Repeat every line of the listing below exactly, minus the pictures.

▼

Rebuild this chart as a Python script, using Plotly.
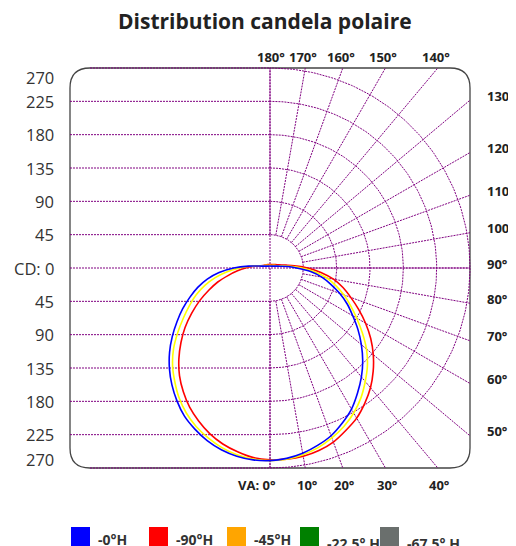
import numpy as np
import plotly.graph_objects as go

# ---------------- data ----------------
TITLE = "Distribution candela polaire"

# vertical angle gamma (deg, 0 = nadir, + = right side, - = left side)
ANGLES = [-180, -150, -120, -110, -100, -95,
          -90, -85, -80, -75, -70, -65, -60, -55, -50, -45, -40, -35, -30, -25, -20, -15, -10, -5,
          0, 5, 10, 15, 20, 25, 30, 35, 40, 45, 50, 55, 60, 65, 70, 75, 80, 85, 90,
          95, 100, 110, 120, 150, 180]
CD_0H = [2.7, 3, 5, 7.3, 15, 29,
         49, 69, 86, 101, 115, 130, 145, 161, 177, 192, 206, 219, 231, 240, 248, 254, 258, 260,
         260, 258, 254, 248, 241, 231, 220, 206, 192, 177, 161, 145, 129, 115, 100, 85, 71, 55, 36,
         24, 14, 7.3, 5, 3, 2.7]
CD_90H = [4.7, 5.3, 8, 10, 15, 24,
          33, 44, 57, 73, 88, 105, 122, 140, 157, 174, 190, 204, 217, 228, 238, 246, 252, 257,
          259, 259, 258, 255, 250, 242, 234, 223, 211, 197, 182, 166, 149, 132, 116, 102, 87, 69, 51,
          33, 22, 13, 9, 5.4, 4.7]
CD_45H = [3.6, 4, 7, 9, 17, 27,
          41, 58, 75, 91, 106, 120, 135, 152, 170, 186, 200, 214, 226, 236, 244, 251, 256, 259,
          260, 259, 256, 251, 244, 236, 226, 214, 200, 186, 170, 152, 135, 120, 106, 92, 78, 61, 43,
          27, 17, 9, 7, 4, 3.6]

SERIES_NAMES = ["-0°H", "-90°H", "-45°H", "-22.5° H", "-67.5° H"]
LEGEND_COLORS = ["#0000FF", "#FF0000", "#FFA500", "#008000", "#6A6F6D"]
LINE_COLORS = ["#0000FF", "#FF0000", "#FFFF00"]

CD_STEPS = [45, 90, 135, 180, 225, 270]
CD_TICKS = [270, 225, 180, 135, 90, 45, 0, -45, -90, -135, -180, -225, -270]
CD_TICK_TEXT = ["270", "225", "180", "135", "90", "45", "CD: 0",
                "45", "90", "135", "180", "225", "270"]
RADIAL_ANGLES = list(range(0, 181, 10))
TOP_ANGLES = [180, 170, 160, 150, 140]
RIGHT_ANGLES = [130, 120, 110, 100, 90, 80, 70, 60, 50]
BOTTOM_ANGLES = [0, 10, 20, 30, 40]
RMAX = 270

# ---------------- layout geometry ----------------
OFF = 8            # page body margin
FIG_W, FIG_H = 516 - OFF, 546 - OFF
W = H = 430
ML, MT = 55 - OFF, 53 - OFF
A = 290.25  # axis half range (cd)
FONT = "Open Sans"
GRID = "#800080"


def xp(cd):
    return (cd + A) / (2 * A)


def yp(cd):
    return (cd + A) / (2 * A)


def pxx(px):
    return (px - OFF - ML) / W


def pxy(py):
    return 1 - (py - OFF - MT) / H


fig = go.Figure()

# ---------------- grid ----------------
gx, gy = [], []
for v in CD_TICKS:
    x0 = -RMAX + (27 if abs(v) == RMAX else 0)
    x1 = RMAX if v == 0 else 0
    gx += [x0, x1, None]
    gy += [v, v, None]
gx += [0, 0, None]
gy += [-RMAX, RMAX, None]
t = np.radians(np.linspace(0, 180, 181))
for r in CD_STEPS:
    gx += list(r * np.sin(t)) + [None]
    gy += list(-r * np.cos(t)) + [None]
for a in RADIAL_ANGLES:
    g = np.radians(a)
    s, c = np.sin(g), -np.cos(g)
    rend = RMAX / max(abs(s), abs(c))
    gx += [CD_STEPS[0] * s, rend * s, None]
    gy += [CD_STEPS[0] * c, rend * c, None]
fig.add_trace(go.Scatter(x=gx, y=gy, mode="lines", hoverinfo="skip",
                         line=dict(color=GRID, width=1, dash="2px,1px"),
                         showlegend=False))

# ---------------- curves ----------------
g = np.radians(ANGLES)
for vals, col, name in [(CD_90H, LINE_COLORS[1], SERIES_NAMES[1]),
                        (CD_45H, LINE_COLORS[2], SERIES_NAMES[2]),
                        (CD_0H, LINE_COLORS[0], SERIES_NAMES[0])]:
    v = np.array(vals, dtype=float)
    fig.add_trace(go.Scatter(x=v * np.sin(g), y=-v * np.cos(g), mode="lines",
                             line=dict(color=col, width=1.6, shape="spline", smoothing=0.8),
                             name=name, showlegend=False))

# ---------------- border ----------------
R = 27
path = (f"M {-RMAX+R},{-RMAX} L {RMAX-R},{-RMAX} Q {RMAX},{-RMAX} {RMAX},{-RMAX+R} "
        f"L {RMAX},{RMAX-R} Q {RMAX},{RMAX} {RMAX-R},{RMAX} L {-RMAX+R},{RMAX} "
        f"Q {-RMAX},{RMAX} {-RMAX},{RMAX-R} L {-RMAX},{-RMAX+R} "
        f"Q {-RMAX},{-RMAX} {-RMAX+R},{-RMAX} Z")
shapes = [dict(type="path", path=path, xref="x", yref="y", layer="below",
               line=dict(color="#444444", width=1.3))]

ann = []


def label(text, x, y, size, color="#222222", xanchor="center", yanchor="middle",
          xshift=0, yshift=0):
    ann.append(dict(text=text, xref="paper", yref="paper", x=x, y=y,
                    xanchor=xanchor, yanchor=yanchor, xshift=xshift, yshift=yshift,
                    showarrow=False, font=dict(family=FONT, size=size, color=color)))


label("<b>" + TITLE + "</b>", pxx(265), pxy(21), 21)
for v, txt in zip(CD_TICKS, CD_TICK_TEXT):
    ysh = -10 if v == RMAX else (9 if v == -RMAX else 0)
    label(txt, pxx(56), yp(v), 16.5, color="#333333", xanchor="right", yshift=ysh)
for a in TOP_ANGLES:
    xcd = RMAX * np.tan(np.radians(180 - a))
    label(f"<b>{a}°</b>", xp(xcd), pxy(57), 13, xshift=-2 if a != 180 else 1)
for a in RIGHT_ANGLES:
    ycd = RMAX * np.tan(np.radians(a - 90))
    label(f"<b>{a}°</b>", pxx(485), yp(ycd), 13, xanchor="left", yshift=4.5)
for a in BOTTOM_ANGLES:
    xcd = RMAX * np.tan(np.radians(a))
    if a == 0:
        label(f"<b>VA: {a}°</b>", xp(xcd), pxy(485), 13, xanchor="right", xshift=8)
    else:
        label(f"<b>{a}°</b>", xp(xcd), pxy(485), 13, xshift=2)

leg_x = [71, 149, 227, 300, 380]
leg_ty = [539, 539, 539, 543, 543]
for i, (nm, col) in enumerate(zip(SERIES_NAMES, LEGEND_COLORS)):
    x0 = leg_x[i]
    shapes.append(dict(type="rect", xref="paper", yref="paper",
                       x0=pxx(x0), x1=pxx(x0 + 19), y0=pxy(527), y1=pxy(547),
                       fillcolor=col, line=dict(width=0)))
    label(f"<b>{nm}</b>", pxx(x0 + 25), pxy(leg_ty[i]), 14, color="#333333",
          xanchor="left")

fig.update_layout(
    width=FIG_W, height=FIG_H,
    margin=dict(l=ML, r=FIG_W - ML - W, t=MT, b=FIG_H - MT - H, pad=0),
    paper_bgcolor="white", plot_bgcolor="white",
    xaxis=dict(range=[-A, A], visible=False, showgrid=False, zeroline=False, fixedrange=True),
    yaxis=dict(range=[-A, A], visible=False, showgrid=False, zeroline=False, fixedrange=True),
    shapes=shapes, annotations=ann, showlegend=False,
)

fig.write_html("out.html")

▲

### [RESPONSE TO THIS EXERCISE]
Rebuild this chart as a Python script, using Plotly.
import numpy as np
import plotly.graph_objects as go

# ---------------- data ----------------
TITLE = "Distribution candela polaire"

# vertical angle gamma (deg, 0 = nadir, + = right side, - = left side)
ANGLES = [-180, -150, -120, -110, -100, -95,
          -90, -85, -80, -75, -70, -65, -60, -55, -50, -45, -40, -35, -30, -25, -20, -15, -10, -5,
          0, 5, 10, 15, 20, 25, 30, 35, 40, 45, 50, 55, 60, 65, 70, 75, 80, 85, 90,
          95, 100, 110, 120, 150, 180]
CD_0H = [2.7, 3, 5, 7.3, 15, 29,
         49, 69, 86, 101, 115, 130, 145, 161, 177, 192, 206, 219, 231, 240, 248, 254, 258, 260,
         260, 258, 254, 248, 241, 231, 220, 206, 192, 177, 161, 145, 129, 115, 100, 85, 71, 55, 36,
         24, 14, 7.3, 5, 3, 2.7]
CD_90H = [4.7, 5.3, 8, 10, 15, 24,
          33, 44, 57, 73, 88, 105, 122, 140, 157, 174, 190, 204, 217, 228, 238, 246, 252, 257,
          259, 259, 258, 255, 250, 242, 234, 223, 211, 197, 182, 166, 149, 132, 116, 102, 87, 69, 51,
          33, 22, 13, 9, 5.4, 4.7]
CD_45H = [3.6, 4, 7, 9, 17, 27,
          41, 58, 75, 91, 106, 120, 135, 152, 170, 186, 200, 214, 226, 236, 244, 251, 256, 259,
          260, 259, 256, 251, 244, 236, 226, 214, 200, 186, 170, 152, 135, 120, 106, 92, 78, 61, 43,
          27, 17, 9, 7, 4, 3.6]

SERIES_NAMES = ["-0°H", "-90°H", "-45°H", "-22.5° H", "-67.5° H"]
LEGEND_COLORS = ["#0000FF", "#FF0000", "#FFA500", "#008000", "#6A6F6D"]
LINE_COLORS = ["#0000FF", "#FF0000", "#FFFF00"]

CD_STEPS = [45, 90, 135, 180, 225, 270]
CD_TICKS = [270, 225, 180, 135, 90, 45, 0, -45, -90, -135, -180, -225, -270]
CD_TICK_TEXT = ["270", "225", "180", "135", "90", "45", "CD: 0",
                "45", "90", "135", "180", "225", "270"]
RADIAL_ANGLES = list(range(0, 181, 10))
TOP_ANGLES = [180, 170, 160, 150, 140]
RIGHT_ANGLES = [130, 120, 110, 100, 90, 80, 70, 60, 50]
BOTTOM_ANGLES = [0, 10, 20, 30, 40]
RMAX = 270

# ---------------- layout geometry ----------------
OFF = 8            # page body margin
FIG_W, FIG_H = 516 - OFF, 546 - OFF
W = H = 430
ML, MT = 55 - OFF, 53 - OFF
A = 290.25  # axis half range (cd)
FONT = "Open Sans"
GRID = "#800080"


def xp(cd):
    return (cd + A) / (2 * A)


def yp(cd):
    return (cd + A) / (2 * A)


def pxx(px):
    return (px - OFF - ML) / W


def pxy(py):
    return 1 - (py - OFF - MT) / H


fig = go.Figure()

# ---------------- grid ----------------
gx, gy = [], []
for v in CD_TICKS:
    x0 = -RMAX + (27 if abs(v) == RMAX else 0)
    x1 = RMAX if v == 0 else 0
    gx += [x0, x1, None]
    gy += [v, v, None]
gx += [0, 0, None]
gy += [-RMAX, RMAX, None]
t = np.radians(np.linspace(0, 180, 181))
for r in CD_STEPS:
    gx += list(r * np.sin(t)) + [None]
    gy += list(-r * np.cos(t)) + [None]
for a in RADIAL_ANGLES:
    g = np.radians(a)
    s, c = np.sin(g), -np.cos(g)
    rend = RMAX / max(abs(s), abs(c))
    gx += [CD_STEPS[0] * s, rend * s, None]
    gy += [CD_STEPS[0] * c, rend * c, None]
fig.add_trace(go.Scatter(x=gx, y=gy, mode="lines", hoverinfo="skip",
                         line=dict(color=GRID, width=1, dash="2px,1px"),
                         showlegend=False))

# ---------------- curves ----------------
g = np.radians(ANGLES)
for vals, col, name in [(CD_90H, LINE_COLORS[1], SERIES_NAMES[1]),
                        (CD_45H, LINE_COLORS[2], SERIES_NAMES[2]),
                        (CD_0H, LINE_COLORS[0], SERIES_NAMES[0])]:
    v = np.array(vals, dtype=float)
    fig.add_trace(go.Scatter(x=v * np.sin(g), y=-v * np.cos(g), mode="lines",
                             line=dict(color=col, width=1.6, shape="spline", smoothing=0.8),
                             name=name, showlegend=False))

# ---------------- border ----------------
R = 27
path = (f"M {-RMAX+R},{-RMAX} L {RMAX-R},{-RMAX} Q {RMAX},{-RMAX} {RMAX},{-RMAX+R} "
        f"L {RMAX},{RMAX-R} Q {RMAX},{RMAX} {RMAX-R},{RMAX} L {-RMAX+R},{RMAX} "
        f"Q {-RMAX},{RMAX} {-RMAX},{RMAX-R} L {-RMAX},{-RMAX+R} "
        f"Q {-RMAX},{-RMAX} {-RMAX+R},{-RMAX} Z")
shapes = [dict(type="path", path=path, xref="x", yref="y", layer="below",
               line=dict(color="#444444", width=1.3))]

ann = []


def label(text, x, y, size, color="#222222", xanchor="center", yanchor="middle",
          xshift=0, yshift=0):
    ann.append(dict(text=text, xref="paper", yref="paper", x=x, y=y,
                    xanchor=xanchor, yanchor=yanchor, xshift=xshift, yshift=yshift,
                    showarrow=False, font=dict(family=FONT, size=size, color=color)))


label("<b>" + TITLE + "</b>", pxx(265), pxy(21), 21)
for v, txt in zip(CD_TICKS, CD_TICK_TEXT):
    ysh = -10 if v == RMAX else (9 if v == -RMAX else 0)
    label(txt, pxx(56), yp(v), 16.5, color="#333333", xanchor="right", yshift=ysh)
for a in TOP_ANGLES:
    xcd = RMAX * np.tan(np.radians(180 - a))
    label(f"<b>{a}°</b>", xp(xcd), pxy(57), 13, xshift=-2 if a != 180 else 1)
for a in RIGHT_ANGLES:
    ycd = RMAX * np.tan(np.radians(a - 90))
    label(f"<b>{a}°</b>", pxx(485), yp(ycd), 13, xanchor="left", yshift=4.5)
for a in BOTTOM_ANGLES:
    xcd = RMAX * np.tan(np.radians(a))
    if a == 0:
        label(f"<b>VA: {a}°</b>", xp(xcd), pxy(485), 13, xanchor="right", xshift=8)
    else:
        label(f"<b>{a}°</b>", xp(xcd), pxy(485), 13, xshift=2)

leg_x = [71, 149, 227, 300, 380]
leg_ty = [539, 539, 539, 543, 543]
for i, (nm, col) in enumerate(zip(SERIES_NAMES, LEGEND_COLORS)):
    x0 = leg_x[i]
    shapes.append(dict(type="rect", xref="paper", yref="paper",
                       x0=pxx(x0), x1=pxx(x0 + 19), y0=pxy(527), y1=pxy(547),
                       fillcolor=col, line=dict(width=0)))
    label(f"<b>{nm}</b>", pxx(x0 + 25), pxy(leg_ty[i]), 14, color="#333333",
          xanchor="left")

fig.update_layout(
    width=FIG_W, height=FIG_H,
    margin=dict(l=ML, r=FIG_W - ML - W, t=MT, b=FIG_H - MT - H, pad=0),
    paper_bgcolor="white", plot_bgcolor="white",
    xaxis=dict(range=[-A, A], visible=False, showgrid=False, zeroline=False, fixedrange=True),
    yaxis=dict(range=[-A, A], visible=False, showgrid=False, zeroline=False, fixedrange=True),
    shapes=shapes, annotations=ann, showlegend=False,
)

fig.write_html("out.html")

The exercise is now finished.